__WORK INSTRUCTIONS__.
Extract everything from the first line through the line with "import pandas as pd", both ends included, except for any pictures.

__INFORMATION PROVIDED__.
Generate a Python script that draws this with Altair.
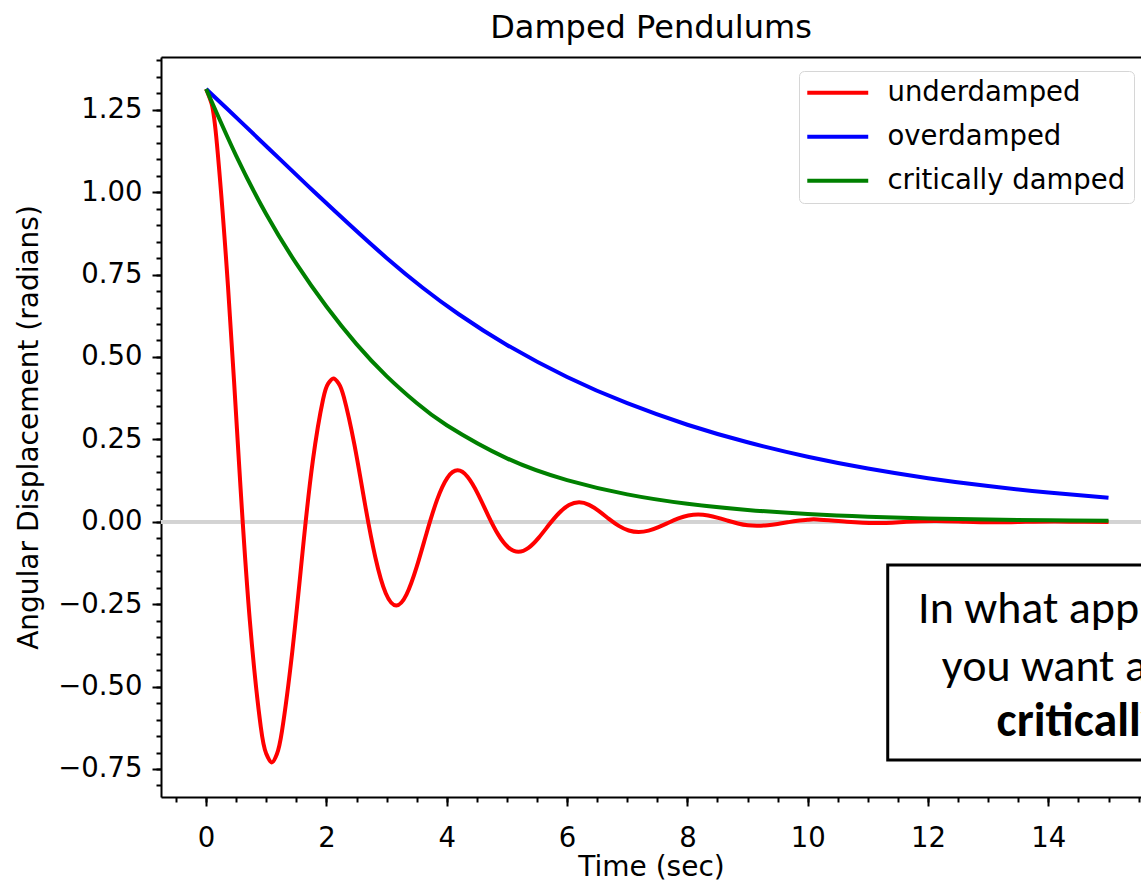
import altair as alt
import pandas as pd

# ---------------- data ----------------
series_names = ["underdamped", "overdamped", "critically damped"]
series_colors = ["#ff0000", "#0000ff", "#008000"]

t_under = [0.0, 0.0908, 0.1817, 0.3633, 0.545, 0.7267, 0.9083, 0.9992, 1.09,
           1.1754, 1.2608, 1.4317, 1.6025, 1.7733, 1.9442, 2.0296, 2.115,
           2.2021, 2.2892, 2.4633, 2.6375, 2.8117, 2.9858, 3.16,
           3.33, 3.50, 3.67, 3.84, 4.01, 4.18,
           4.3483, 4.5167, 4.685, 4.8533, 5.0217, 5.19,
           5.3583, 5.5267, 5.695, 5.8633, 6.0317, 6.20,
           6.365, 6.53, 6.695, 6.86, 7.025, 7.19,
           7.355, 7.52, 7.685, 7.85, 8.015, 8.18,
           8.345, 8.51, 8.675, 8.84, 9.005, 9.17,
           9.335, 9.50, 9.665, 9.83, 9.995, 10.16,
           10.65, 11.15, 11.64, 12.14, 12.63, 13.13, 13.62, 14.12, 14.6, 15.0]
th_under = [1.313, 1.268, 1.142, 0.715, 0.183, -0.300, -0.622, -0.7035, -0.730,
            -0.7052, -0.6351, -0.3948, -0.0929, 0.1847, 0.3716, 0.4193, 0.435,
            0.4202, 0.3785, 0.2357, 0.0569, -0.1069, -0.2168, -0.254,
            -0.2210, -0.1370, -0.0309, 0.0671, 0.1334, 0.156,
            0.1357, 0.0846, 0.0204, -0.0383, -0.0777, -0.091,
            -0.0792, -0.0488, -0.0101, 0.0259, 0.0505, 0.059,
            0.0513, 0.0323, 0.0088, -0.0124, -0.0264, -0.031,
            -0.0270, -0.0164, -0.0029, 0.0100, 0.0189, 0.022,
            0.0191, 0.0119, 0.0031, -0.0051, -0.0106, -0.012,
            -0.0104, -0.0065, -0.0017, 0.0029, 0.0059, 0.007,
            0.0, -0.004, 0.0, 0.0025, 0.0, -0.0015, 0.0, 0.001, 0.0, -0.0005]

t_over = [0.0, 0.3, 0.6, 1.2, 1.8, 2.4, 3.0, 3.6, 4.2, 5.0, 6.0, 7.0, 8.0, 9.0, 10.0,
          11.0, 12.0, 13.0, 14.0, 15.0]
th_over = [1.313, 1.2614, 1.2094, 1.1046, 1.0005, 0.8986, 0.8004, 0.7099, 0.6296, 0.5365,
           0.4393, 0.3596, 0.2944, 0.2411, 0.1974, 0.1616, 0.1323, 0.1083, 0.0887, 0.0726]

t_crit = [0.0, 0.5, 1.0, 1.5, 2.0, 2.5, 3.0, 3.5, 4.0, 5.0, 6.0, 7.0, 8.0, 9.0, 10.0,
          11.0, 12.0, 13.0, 14.0, 15.0]
th_crit = [1.313, 1.110, 0.933, 0.783, 0.653, 0.539, 0.442, 0.360, 0.293, 0.1925, 0.1265,
           0.0831, 0.0546, 0.0359, 0.0236, 0.0155, 0.0102, 0.0067, 0.0045, 0.0032]

x_major = [0, 2, 4, 6, 8, 10, 12, 14]
x_minor = [v / 2 for v in range(-1, 32)]
y_major = [-0.75, -0.5, -0.25, 0.0, 0.25, 0.5, 0.75, 1.0, 1.25]
y_minor = [round(-0.80 + 0.05 * i, 2) for i in range(45)]

box_lines = ["In what applications would", "you want a system to be", "critically damped?"]
box_x = [11.835, 12.23, 13.14]
box_y = [-0.307, -0.483, -0.650]
box_bold = [False, False, True]

# ---------------- build tables ----------------
df = pd.concat([
    pd.DataFrame({"t": t_under, "theta": th_under, "series": series_names[0]}),
    pd.DataFrame({"t": t_over, "theta": th_over, "series": series_names[1]}),
    pd.DataFrame({"t": t_crit, "theta": th_crit, "series": series_names[2]}),
], ignore_index=True)
df["order"] = range(len(df))

txt = pd.DataFrame({"label": box_lines, "x": box_x, "y": box_y, "bold": box_bold})
box = pd.DataFrame({"x": [11.33], "x2": [17.0], "y": [-0.131], "y2": [-0.723]})

FONT = "DejaVu Sans"
x_scale = alt.Scale(domain=[-0.75, 15.54], nice=False, zero=False)
y_scale = alt.Scale(domain=[-0.835, 1.41], nice=False, zero=False)

x_axis = alt.Axis(
    orient="bottom", values=x_major, format="d",
    tickSize=9, tickWidth=2, tickColor="black", domainColor="black", domainWidth=2,
    labelFont=FONT, labelFontSize=27.5, labelColor="black", labelPadding=18,
    labelBaseline="top", labelOverlap=False, labelFlush=False, grid=False,
    title="Time (sec)", titleFont=FONT, titleFontSize=28, titleFontWeight="normal",
    titleColor="black", titlePadding=2,
)
y_axis = alt.Axis(
    orient="left", values=y_major, format=".2f",
    tickSize=9, tickWidth=2, tickColor="black", domainColor="black", domainWidth=2,
    labelFont=FONT, labelFontSize=27.5, labelColor="black", labelPadding=10,
    labelOverlap=False, labelFlush=False, grid=False,
    title="Angular Displacement (radians)", titleFont=FONT, titleFontSize=28,
    titleFontWeight="normal", titleColor="black", titlePadding=14,
)
x_minor_axis = alt.Axis(orient="bottom", values=x_minor, tickSize=5, tickWidth=2,
                        tickColor="black", labels=False, domain=False, grid=False, title=None)
y_minor_axis = alt.Axis(orient="left", values=y_minor, tickSize=5, tickWidth=2,
                        tickColor="black", labels=False, domain=False, grid=False, title=None)
top_axis = alt.Axis(orient="top", labels=False, ticks=False, domainColor="black",
                    domainWidth=2, grid=False, title=None)

zero_line = alt.Chart(df).mark_rule(color="#d3d3d3", strokeWidth=3.5).encode(
    y=alt.datum(0, scale=y_scale, axis=None)
)

lines = alt.Chart(df).mark_line(strokeWidth=4, interpolate="natural", clip=True).encode(
    x=alt.X("t:Q", scale=x_scale, axis=x_axis),
    y=alt.Y("theta:Q", scale=y_scale, axis=y_axis),
    color=alt.Color(
        "series:N",
        scale=alt.Scale(domain=series_names, range=series_colors),
        legend=alt.Legend(
            title=None, orient="none", legendX=638, legendY=14,
            symbolType="M-2.65,0H2.65", symbolSize=529, symbolStrokeWidth=4,
            symbolOffset=17, labelOffset=36, rowPadding=15, padding=8,
            labelFont=FONT, labelFontSize=27.5, labelColor="black", labelLimit=500,
            strokeColor="#d6d6d6", fillColor="white", cornerRadius=5,
        ),
    ),
    order="order:Q",
)

rect = alt.Chart(box).mark_rect(fill="white", stroke="black", strokeWidth=3, clip=True).encode(
    x=alt.X("x:Q", scale=x_scale, axis=top_axis),
    x2="x2:Q",
    y=alt.Y("y:Q", scale=y_scale, axis=None),
    y2="y2:Q",
)

BOX_FONT = "Carlito, Calibri, Lato, sans-serif"
text_normal = alt.Chart(txt).transform_filter("!datum.bold").mark_text(
    align="left", baseline="alphabetic", font=BOX_FONT, fontSize=46, color="black", clip=True
).encode(
    x=alt.X("x:Q", scale=x_scale, axis=x_minor_axis),
    y=alt.Y("y:Q", scale=y_scale, axis=y_minor_axis),
    text="label:N",
)
text_bold = alt.Chart(txt).transform_filter("datum.bold").mark_text(
    align="left", baseline="alphabetic", font=BOX_FONT, fontSize=48, fontWeight="bold",
    color="black", clip=True
).encode(
    x=alt.X("x:Q", scale=x_scale, axis=None),
    y=alt.Y("y:Q", scale=y_scale, axis=None),
    text="label:N",
)

chart = alt.layer(zero_line, lines, rect, text_normal, text_bold).resolve_axis(
    x="independent", y="independent"
).properties(
    width=980, height=740,
    padding={"left": 161, "top": 57, "right": 0, "bottom": 85},
    autosize=alt.AutoSizeParams(type="none"),
    title=alt.TitleParams("Damped Pendulums", font=FONT, fontSize=32, fontWeight="normal",
                          color="black", anchor="middle", offset=12),
).configure_view(stroke=None).configure(background="white")

chart.save("out.html", embed_options={"renderer": "svg", "actions": False})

__EXERCISE ANSWER__.
Generate a Python script that draws this with Altair.
import altair as alt
import pandas as pd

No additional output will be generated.